The all-star panel of Massachusetts law enforcement officials and lawmakers convened for the Rappaport Center for Law and Public Policy mere months before a black man, George Floyd, was killed by a white Minneapolis policeman, triggering a nationwide outcry against racism and a renewed call for criminal justice reform.
The panel comprised US Senator Edward Markey ’72 (above right), Suffolk County District Attorney Rachael Rollins, Middlesex County District Attorney Marian Ryan ’79 (above left), Middlesex Sheriff Peter J. Koutoujian, and moderator Will Brownsberger, a Massachusetts state senator.
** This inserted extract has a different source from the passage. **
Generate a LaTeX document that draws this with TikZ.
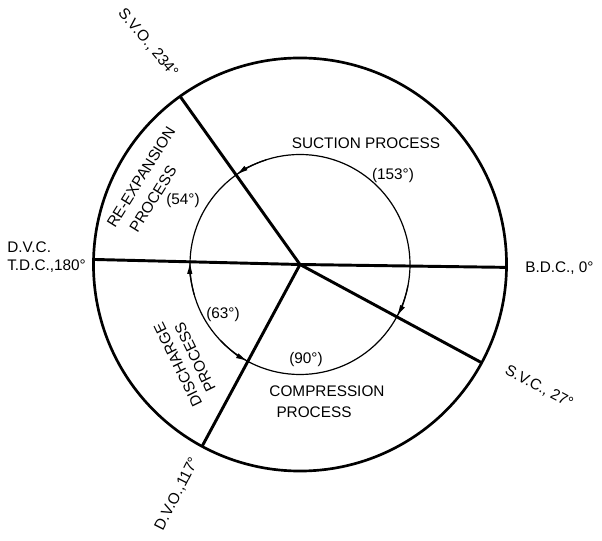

“We have an incredibly high recidivism rate for some low-level crimes. If we were manufacturing cars, we’d be shut down immediately. If you have a 67 percent failure rate as a car manufacturer, you wouldn’t be able to make cars anymore.” —Suffolk County (Mass.) District Attorney Rachel Rollins
Their March observations, statistically astute and systemically damning, are haunting in the context of Floyd’s death in May. “We incarcerated two million, mostly African American men, in the 1990s,” Senator Markey said. “We owe an apology to an entire generation of young African American men. The system failed them.”
DA Rollins said the criminal justice system—the “last catch basin at the end of several failing systems”—is not broken but rather has been working exactly how it was designed to work, resulting in unacceptably high recidivism rates. “We have an incredibly high recidivism rate for some low-level crimes,” Rollins said. “If we were manufacturing cars, we’d be shut down immediately. If you have a 67 percent failure rate as a car manufacturer, you wouldn’t be able to make cars anymore.”
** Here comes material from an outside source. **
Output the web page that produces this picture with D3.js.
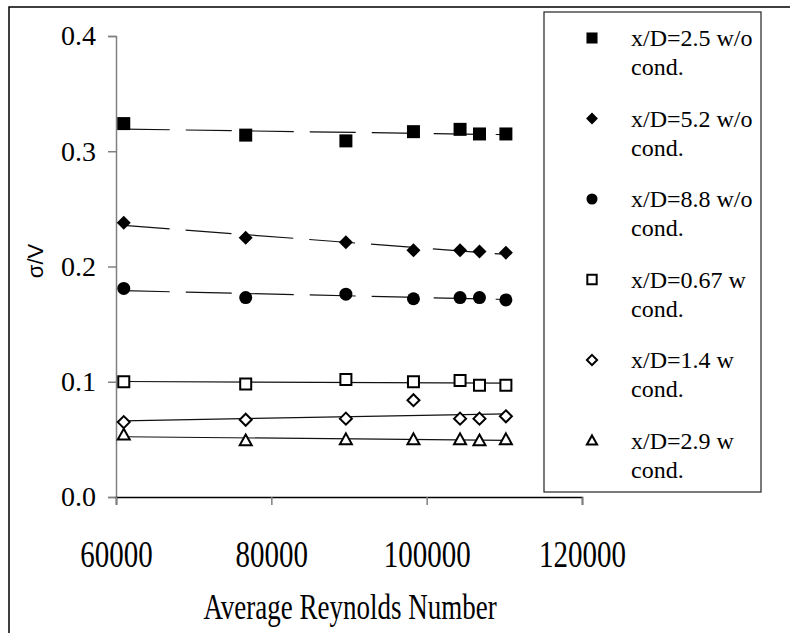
<!DOCTYPE html>
<html>
<head>
<meta charset="utf-8">
<script src="https://cdn.jsdelivr.net/npm/d3@7"></script>
<style>
  body { margin: 0; background: #fff; }
</style>
</head>
<body>
<div id="chart"></div>
<script>
// data
let reynolds = [61000, 76700, 89600, 98300, 104300, 106800, 110200];
let s25 = [0.324, 0.314, 0.309, 0.317, 0.319, 0.315, 0.315];
let s52 = [0.238, 0.225, 0.221, 0.214, 0.214, 0.213, 0.212];
let s88 = [0.181, 0.173, 0.176, 0.172, 0.173, 0.173, 0.171];
let s067 = [0.100, 0.098, 0.102, 0.100, 0.101, 0.097, 0.097];
let s14 = [0.065, 0.067, 0.068, 0.084, 0.068, 0.068, 0.070];
let s29 = [0.054, 0.049, 0.050, 0.050, 0.050, 0.049, 0.050];
let seriesNames = ["x/D=2.5 w/o cond.", "x/D=5.2 w/o cond.", "x/D=8.8 w/o cond.",
                   "x/D=0.67 w cond.", "x/D=1.4 w cond.", "x/D=2.9 w cond."];
let xTicks = [60000, 80000, 100000, 120000];
let yTicks = [0, 0.1, 0.2, 0.3, 0.4];

let serif = "Tinos, 'Times New Roman', Times, 'Nimbus Roman', 'Nimbus Roman No9 L', FreeSerif, 'Noto Serif', 'DejaVu Serif', 'Liberation Serif', serif";
let W = 790, H = 633;
let svg = d3.select("#chart").append("svg").attr("width", W).attr("height", H);

// outer frame (right and bottom run off the picture)
svg.append("rect").attr("x", 9).attr("y", 7).attr("width", 900).attr("height", 900)
   .attr("fill", "none").attr("stroke", "#000").attr("stroke-width", 1.5);

let x = d3.scaleLinear().domain([60000, 120000]).range([116, 582]);
let y = d3.scaleLinear().domain([0, 0.4]).range([497, 36]);

// y axis
let yAxis = svg.append("g").attr("transform", "translate(116,0)")
  .call(d3.axisLeft(y).tickValues(yTicks).tickFormat(d3.format(".1f")).tickSize(8).tickPadding(12));
yAxis.attr("font-family", null).attr("font-size", null);
yAxis.select(".domain").attr("stroke", "#808080").attr("stroke-width", 1.5);
yAxis.selectAll(".tick line").attr("stroke", "#808080").attr("stroke-width", 1.5);
yAxis.selectAll(".tick text").style("font-family", serif).style("font-size", "28px").attr("fill", "#000");

// x axis
let xAxis = svg.append("g").attr("transform", "translate(0,497)")
  .call(d3.axisBottom(x).tickValues(xTicks).tickFormat(d3.format("d")).tickSizeOuter(0).tickSize(8));
xAxis.attr("font-family", null).attr("font-size", null);
xAxis.select(".domain").attr("stroke", "#000").attr("stroke-width", 1.5);
xAxis.selectAll(".tick line").attr("stroke", "#808080").attr("stroke-width", 1.5);
xAxis.selectAll(".tick text").remove();
xAxis.selectAll(".tick").append("text")
  .attr("transform", "translate(0,57) scale(1,1.3)")
  .attr("text-anchor", "middle").attr("dominant-baseline", "central").attr("fill", "#000")
  .style("font-family", serif).style("font-size", "29px")
  .text(d => d3.format("d")(d));

// axis titles
svg.append("text").attr("transform", "translate(350,607) scale(1,1.3)")
  .attr("text-anchor", "middle").attr("dominant-baseline", "central")
  .style("font-family", serif).style("font-size", "27px").text("Average Reynolds Number");
svg.append("text").attr("transform", "translate(35,261) rotate(-90)")
  .attr("text-anchor", "middle").attr("dominant-baseline", "central")
  .style("font-family", "'Liberation Sans', Arial, sans-serif")
  .style("font-size", "22px").text("σ/V");

// marker shapes, r = half size
function markerPath(kind, r) {
  if (kind === "square") return `M${-r},${-r}H${r}V${r}H${-r}Z`;
  if (kind === "diamond") return `M0,${-r}L${r},0L0,${r}L${-r},0Z`;
  if (kind === "circle") return `M${r},0A${r},${r} 0 1,1 ${-r},0A${r},${r} 0 1,1 ${r},0Z`;
  if (kind === "triangle") return `M0,${-r}L${r},${r * 0.8}L${-r},${r * 0.8}Z`;
}

let series = [
  {vals: s25, kind: "square", filled: true, r: 6.5, dashed: true},
  {vals: s52, kind: "diamond", filled: true, r: 7, dashed: true},
  {vals: s88, kind: "circle", filled: true, r: 6.5, dashed: true},
  {vals: s067, kind: "square", filled: false, r: 5.5, dashed: false},
  {vals: s14, kind: "diamond", filled: false, r: 6, dashed: false},
  {vals: s29, kind: "triangle", filled: false, r: 6, dashed: false}
];

// least squares trend line
function fit(xs, ys) {
  let mx = d3.mean(xs), my = d3.mean(ys);
  let sxy = d3.sum(xs, (v, i) => (v - mx) * (ys[i] - my));
  let sxx = d3.sum(xs, v => (v - mx) * (v - mx));
  let b = sxy / sxx;
  return v => my + b * (v - mx);
}

let line = d3.line().x(d => x(d[0])).y(d => y(d[1]));
series.forEach(s => {
  let f = fit(reynolds, s.vals);
  let ends = d3.extent(reynolds);
  svg.append("path").attr("d", line(ends.map(v => [v, f(v)])))
    .attr("fill", "none").attr("stroke", "#111").attr("stroke-width", 1.2)
    .attr("stroke-dasharray", s.dashed ? "46,16" : null);
});

series.forEach(s => {
  svg.append("g").selectAll("path").data(reynolds).enter().append("path")
    .attr("transform", (d, i) => `translate(${x(d)},${y(s.vals[i])})`)
    .attr("d", markerPath(s.kind, s.r))
    .attr("fill", s.filled ? "#000" : "#fff")
    .attr("stroke", "#000").attr("stroke-width", s.filled ? 0 : 2);
});

// legend
let legend = svg.append("g");
legend.append("rect").attr("x", 544).attr("y", 12).attr("width", 217).attr("height", 480)
  .attr("fill", "#fff").attr("stroke", "#222").attr("stroke-width", 1.2);
series.forEach((s, i) => {
  let cy = 38 + i * 80.5;
  legend.append("path").attr("transform", `translate(592,${cy})`)
    .attr("d", markerPath(s.kind, s.r * 0.85))
    .attr("fill", s.filled ? "#000" : "#fff")
    .attr("stroke", "#000").attr("stroke-width", s.filled ? 0 : 2);
  let parts = seriesNames[i].split(" cond.");
  legend.append("text").attr("x", 631).attr("y", cy).attr("dominant-baseline", "central")
    .style("font-family", serif).style("font-size", "24px").text(parts[0]);
  legend.append("text").attr("x", 631).attr("y", cy + 29).attr("dominant-baseline", "central")
    .style("font-family", serif).style("font-size", "24px").text("cond.");
});
</script>
</body>
</html>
Koutoujian, president of the Major County Sheriffs of America and the Massachusetts Sheriffs’ Association, said a one-size-fits-all approach to rehabilitation simply does not work. “There are some dangerous people in these facilities that we want to protect society from and maybe help them get through their time there, too,” Sheriff Koutoujian said. “But a lot of our population has issues that can be corrected with the right type of support.”
Likewise, the panel agreed that crime prevention should begin early on with education and support programs for troubled children and young adults. “We are a business that, unlike any other business, does not want repeat customers,” DA Ryan said. “The bulk of our work is figuring out how do we get in as early as possible and change people’s outlook, and help them with the things that very often lead them to the criminal justice system.”
OTHER RAPPAPORT CENTER EVENTS
Speaking from experience as the former first woman governor of Massachusetts, Jane Swift on January 15 launched her Jerome Lyle Rappaport Visiting Professorship at BC Law with a talk on how women in politics can leverage social media. Although it can be a particularly toxic environment for women, she said, social media generally acts as a “fundraising equalizer.”
US Representative Doug Collins (R-Ga.), ranking member of the House Judiciary Committee, participated on February 3 in a wide-ranging discussion on criminal justice reform, impeachment, and other hot political issues. Visiting Professor Jane Swift (R) led the questioning during which Collins emphasized the importance of bipartisanship even in a time of deep political divisions.
Rappaport’s May 19 webinar, “Helping Families and Children Cope with Covid,” brought together Harvard psychiatrists Michael Jellinek and Gene Beresin and psychologist Anne Fischel. While they acknowledged the difficulties of pandemic living, Fischel also saw a bright side, predicting we will experience “post-traumatic growth,” may value relationships more, and discover personal, internal strengths.
In early July, Rappaport presented “Covid-19 and Federalism: Opportunities and Challenges.” Webinar panelists were former US Solicitor General Donald Verrilli, Massachusetts State Solicitor Elizabeth “Bessie” N. Dewar, and Stanford Law Professor Michelle Mello. Dan Kanstroom, Rappaport Center faculty director, moderated.